Items listed in a dataset:
|---|
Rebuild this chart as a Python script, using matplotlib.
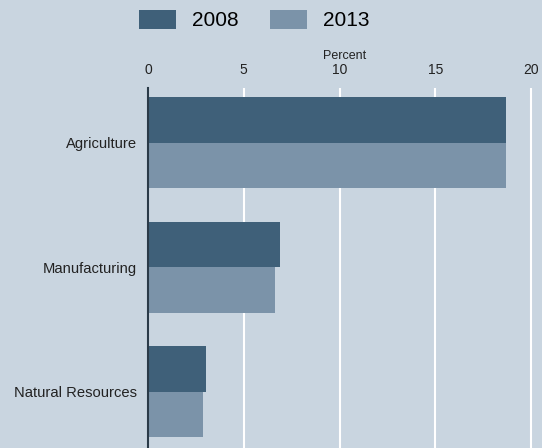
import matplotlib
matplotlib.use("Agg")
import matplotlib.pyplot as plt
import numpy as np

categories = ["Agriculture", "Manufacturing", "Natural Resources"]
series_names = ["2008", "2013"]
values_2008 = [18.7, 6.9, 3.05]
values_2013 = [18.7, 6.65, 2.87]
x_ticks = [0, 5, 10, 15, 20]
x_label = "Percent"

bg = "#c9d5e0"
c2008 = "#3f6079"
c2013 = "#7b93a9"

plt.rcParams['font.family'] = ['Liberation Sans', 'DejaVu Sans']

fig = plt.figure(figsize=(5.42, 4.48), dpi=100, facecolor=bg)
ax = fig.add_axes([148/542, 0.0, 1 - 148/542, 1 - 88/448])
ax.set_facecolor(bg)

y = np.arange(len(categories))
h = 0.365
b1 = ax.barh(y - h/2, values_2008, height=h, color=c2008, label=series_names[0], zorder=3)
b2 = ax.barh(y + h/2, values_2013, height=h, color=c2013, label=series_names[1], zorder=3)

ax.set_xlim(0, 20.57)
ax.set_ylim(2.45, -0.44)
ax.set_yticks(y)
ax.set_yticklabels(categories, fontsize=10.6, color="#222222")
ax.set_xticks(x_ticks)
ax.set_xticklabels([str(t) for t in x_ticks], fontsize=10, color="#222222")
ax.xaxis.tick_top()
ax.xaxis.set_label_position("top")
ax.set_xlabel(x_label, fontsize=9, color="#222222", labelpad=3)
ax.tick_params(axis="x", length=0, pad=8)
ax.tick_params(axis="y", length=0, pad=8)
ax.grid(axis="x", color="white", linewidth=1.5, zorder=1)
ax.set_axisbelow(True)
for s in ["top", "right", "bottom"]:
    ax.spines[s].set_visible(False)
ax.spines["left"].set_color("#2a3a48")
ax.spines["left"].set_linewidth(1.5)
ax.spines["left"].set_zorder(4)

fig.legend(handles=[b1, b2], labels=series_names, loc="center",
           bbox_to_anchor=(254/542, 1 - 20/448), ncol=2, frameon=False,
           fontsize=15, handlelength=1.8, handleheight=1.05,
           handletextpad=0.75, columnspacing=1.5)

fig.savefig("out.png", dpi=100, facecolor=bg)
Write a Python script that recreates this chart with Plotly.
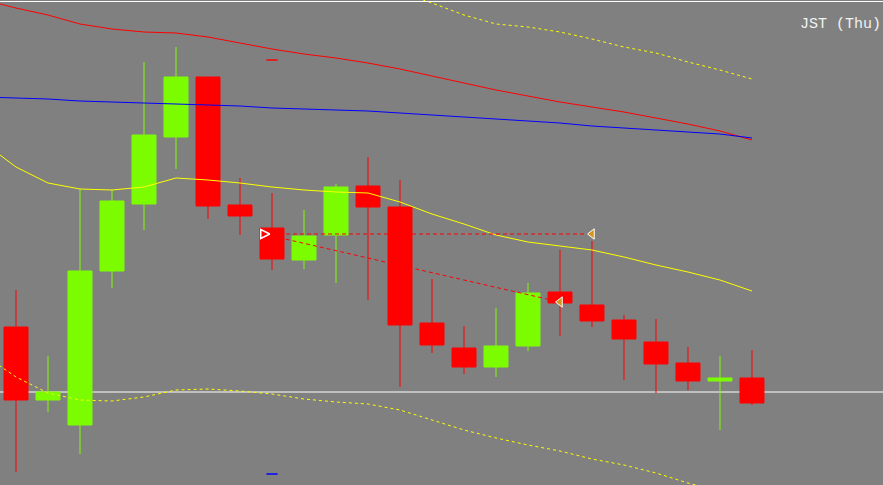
|---|
Stated exercise: Your task is to restate word for word the lines from the top of the data to the line containing "plt.rcParams['font.family'] = ['Liberation", both ends included, with every picture left out.

Final result:
Rebuild this chart as a Python script, using matplotlib.
import matplotlib
matplotlib.use("Agg")
import matplotlib.pyplot as plt
import numpy as np

categories = ["Agriculture", "Manufacturing", "Natural Resources"]
series_names = ["2008", "2013"]
values_2008 = [18.7, 6.9, 3.05]
values_2013 = [18.7, 6.65, 2.87]
x_ticks = [0, 5, 10, 15, 20]
x_label = "Percent"

bg = "#c9d5e0"
c2008 = "#3f6079"
c2013 = "#7b93a9"

plt.rcParams['font.family'] = ['Liberation Sans', 'DejaVu Sans']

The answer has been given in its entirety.